5. En l'espèce, la procédure de deuxième instance a porté essentiellement sur l'examen du fait nouveau que constituait le décès du père de l'enfant, ainsi que sur la nécessité de réunir les pièces authentifiées, indispensables pour que la chambre de céans puisse statuer. Dans ce contexte, la procédure comprenait un acte de recours, une audience et un courrier transmettant les pièces requises. Par ailleurs, la cause ne présentait pas un caractère particulièrement complexe et l'activité déployée par l'avocat de Mme A______ ne s'est pas avérée particulièrement volumineuse. Toutefois, bien qu'en principe l'indemnité de procédure ne s'étende qu'à la procédure de recours, le jugement du TAPI du 21 juin 2017 ayant été annulé, il s'avère que la chambre administrative n'a pas suffisamment tenu compte de l'activité déployée par l'avocat durant la procédure par-devant le TAPI, cumulée à celle nécessitée par les faits nouveaux.

Au vu de ce qui précède, la réclamation sera partiellement admise et le montant de l'indemnité pour l'ensemble des procédures de recours porté à CHF 2'000.-, à la charge de l'État de Genève.

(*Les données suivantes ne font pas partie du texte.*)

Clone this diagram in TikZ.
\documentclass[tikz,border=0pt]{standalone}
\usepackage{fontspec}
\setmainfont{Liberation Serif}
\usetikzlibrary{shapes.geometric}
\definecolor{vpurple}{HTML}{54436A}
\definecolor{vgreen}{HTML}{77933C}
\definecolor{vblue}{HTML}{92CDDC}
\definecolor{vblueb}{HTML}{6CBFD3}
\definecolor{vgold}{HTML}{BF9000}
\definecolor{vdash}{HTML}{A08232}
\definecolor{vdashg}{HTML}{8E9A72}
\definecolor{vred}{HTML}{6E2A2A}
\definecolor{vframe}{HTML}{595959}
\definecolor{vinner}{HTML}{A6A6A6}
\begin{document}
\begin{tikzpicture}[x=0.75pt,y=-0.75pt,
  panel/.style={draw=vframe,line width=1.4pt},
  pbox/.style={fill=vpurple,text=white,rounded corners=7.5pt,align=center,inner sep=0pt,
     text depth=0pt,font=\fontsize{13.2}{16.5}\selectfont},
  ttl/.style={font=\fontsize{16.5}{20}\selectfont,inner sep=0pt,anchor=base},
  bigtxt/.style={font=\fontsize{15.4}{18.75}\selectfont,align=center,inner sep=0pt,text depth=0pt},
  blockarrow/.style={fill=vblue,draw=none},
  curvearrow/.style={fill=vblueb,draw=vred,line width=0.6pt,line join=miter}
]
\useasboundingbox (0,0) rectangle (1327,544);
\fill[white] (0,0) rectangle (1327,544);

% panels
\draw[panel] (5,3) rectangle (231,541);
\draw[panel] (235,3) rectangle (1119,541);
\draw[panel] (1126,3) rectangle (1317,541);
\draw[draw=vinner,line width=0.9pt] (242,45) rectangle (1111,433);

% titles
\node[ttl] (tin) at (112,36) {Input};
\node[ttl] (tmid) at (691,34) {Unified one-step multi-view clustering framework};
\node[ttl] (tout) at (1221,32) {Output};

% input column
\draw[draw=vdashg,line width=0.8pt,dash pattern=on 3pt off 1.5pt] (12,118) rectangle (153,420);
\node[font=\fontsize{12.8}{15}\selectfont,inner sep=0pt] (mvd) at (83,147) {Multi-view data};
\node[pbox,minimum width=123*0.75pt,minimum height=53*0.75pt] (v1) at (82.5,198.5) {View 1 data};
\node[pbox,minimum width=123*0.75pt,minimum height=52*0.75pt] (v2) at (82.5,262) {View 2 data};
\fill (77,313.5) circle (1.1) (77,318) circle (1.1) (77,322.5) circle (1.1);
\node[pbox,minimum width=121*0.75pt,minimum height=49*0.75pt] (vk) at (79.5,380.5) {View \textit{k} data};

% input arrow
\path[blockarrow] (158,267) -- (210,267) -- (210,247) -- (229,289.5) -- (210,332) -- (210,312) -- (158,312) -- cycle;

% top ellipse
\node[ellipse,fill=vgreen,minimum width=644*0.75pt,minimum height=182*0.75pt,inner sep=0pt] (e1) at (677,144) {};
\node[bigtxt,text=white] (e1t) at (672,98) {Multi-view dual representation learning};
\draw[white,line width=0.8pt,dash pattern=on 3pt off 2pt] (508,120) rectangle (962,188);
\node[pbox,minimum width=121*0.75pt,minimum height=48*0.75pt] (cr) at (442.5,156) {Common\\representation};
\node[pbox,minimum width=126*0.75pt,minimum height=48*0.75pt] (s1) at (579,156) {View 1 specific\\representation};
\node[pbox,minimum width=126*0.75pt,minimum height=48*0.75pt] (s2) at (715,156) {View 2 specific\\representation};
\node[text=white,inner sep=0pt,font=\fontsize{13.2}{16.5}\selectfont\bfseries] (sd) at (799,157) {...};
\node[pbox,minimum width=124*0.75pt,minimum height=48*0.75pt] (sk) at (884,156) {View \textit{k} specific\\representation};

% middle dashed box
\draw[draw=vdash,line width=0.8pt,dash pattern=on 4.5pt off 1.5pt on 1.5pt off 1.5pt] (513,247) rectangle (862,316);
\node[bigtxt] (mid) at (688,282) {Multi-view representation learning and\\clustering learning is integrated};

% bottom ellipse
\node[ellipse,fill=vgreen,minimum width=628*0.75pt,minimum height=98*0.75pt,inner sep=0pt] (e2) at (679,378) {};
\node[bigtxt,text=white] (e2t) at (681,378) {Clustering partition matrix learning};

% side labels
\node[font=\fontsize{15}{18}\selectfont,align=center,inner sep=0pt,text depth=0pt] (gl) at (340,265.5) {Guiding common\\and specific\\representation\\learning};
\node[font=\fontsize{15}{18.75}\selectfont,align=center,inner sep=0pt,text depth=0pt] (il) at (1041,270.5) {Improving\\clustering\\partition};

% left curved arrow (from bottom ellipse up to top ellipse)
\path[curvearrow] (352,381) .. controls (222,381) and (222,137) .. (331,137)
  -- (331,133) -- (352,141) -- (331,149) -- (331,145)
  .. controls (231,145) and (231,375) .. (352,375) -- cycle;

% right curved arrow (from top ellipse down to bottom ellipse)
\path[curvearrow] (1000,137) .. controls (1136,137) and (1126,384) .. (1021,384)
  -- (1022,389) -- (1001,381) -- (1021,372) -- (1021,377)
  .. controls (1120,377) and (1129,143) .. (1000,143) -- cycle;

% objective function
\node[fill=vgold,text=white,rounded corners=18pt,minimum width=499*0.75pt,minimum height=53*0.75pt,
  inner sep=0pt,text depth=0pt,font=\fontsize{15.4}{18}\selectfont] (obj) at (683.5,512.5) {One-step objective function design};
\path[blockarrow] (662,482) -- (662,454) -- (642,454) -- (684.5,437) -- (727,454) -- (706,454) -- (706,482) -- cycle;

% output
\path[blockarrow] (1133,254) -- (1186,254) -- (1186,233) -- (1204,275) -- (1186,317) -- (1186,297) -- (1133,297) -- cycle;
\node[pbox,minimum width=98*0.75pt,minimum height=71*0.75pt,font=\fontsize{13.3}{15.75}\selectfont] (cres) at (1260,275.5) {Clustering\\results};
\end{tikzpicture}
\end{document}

6. Conformément à la pratique constante de la chambre de céans, aucun émolument ne sera perçu et aucune indemnité de procédure allouée pour la présente procédure de réclamation (art. 87 al. 2 LPA ; ATA/334/2018 précité et les références citées).

 

* * * * *

PAR CES MOTIFS
LA CHAMBRE ADMINISTRATIVE

à la forme :

déclare recevable la réclamation formée le 3 avril 2018 par Madame A______ contre l’arrêt de la chambre administrative de la Cour de justice du 20 février 2018 dans la cause A/461/2017 ;

au fond :

l’admet partiellement ;

porte le montant de l'indemnité de procédure allouée à Madame A______ dans l'arrêt ATA/154/2018 à CHF 2'000.-, à la charge de l'État de Genève ;

dit qu’il n’est pas perçu d’émolument ni alloué d’indemnité pour la présente procédure ;

dit que, conformément aux art. 82 ss de la loi fédérale sur le Tribunal fédéral du 17 juin 2005 (LTF - RS 173.110), la présente décision peut être portée dans les trente jours qui suivent sa notification par-devant le Tribunal fédéral, par la voie du recours en matière de droit public ; le mémoire de recours doit indiquer les conclusions, motifs et moyens de preuve et porter la signature du recourant ou de son mandataire ; il doit être adressé au Tribunal fédéral, 1000 Lausanne 14, par voie postale ou par voie électronique aux conditions de l’art. 42 LTF. La présente décision et les pièces en possession du recourant, invoquées comme moyens de preuve, doivent être joints à l’envoi ;

communique le présent arrêt à Me Pierre Gabus, avocat de Mme A______, à l'office cantonal de la population et des migrations, au Tribunal administratif de première instance, ainsi qu’au secrétariat d’État aux migrations.

Siégeant : Mme Payot Zen-Ruffinen, présidente, MM. Thélin et Pagan, juges.

Au nom de la chambre administrative :

la greffière-juriste :

 

 

S. Hüsler Enz

 

 

la présidente siégeant :

 

 

F. Payot Zen-Ruffinen

 

 

Copie conforme de cet arrêt a été communiquée aux parties.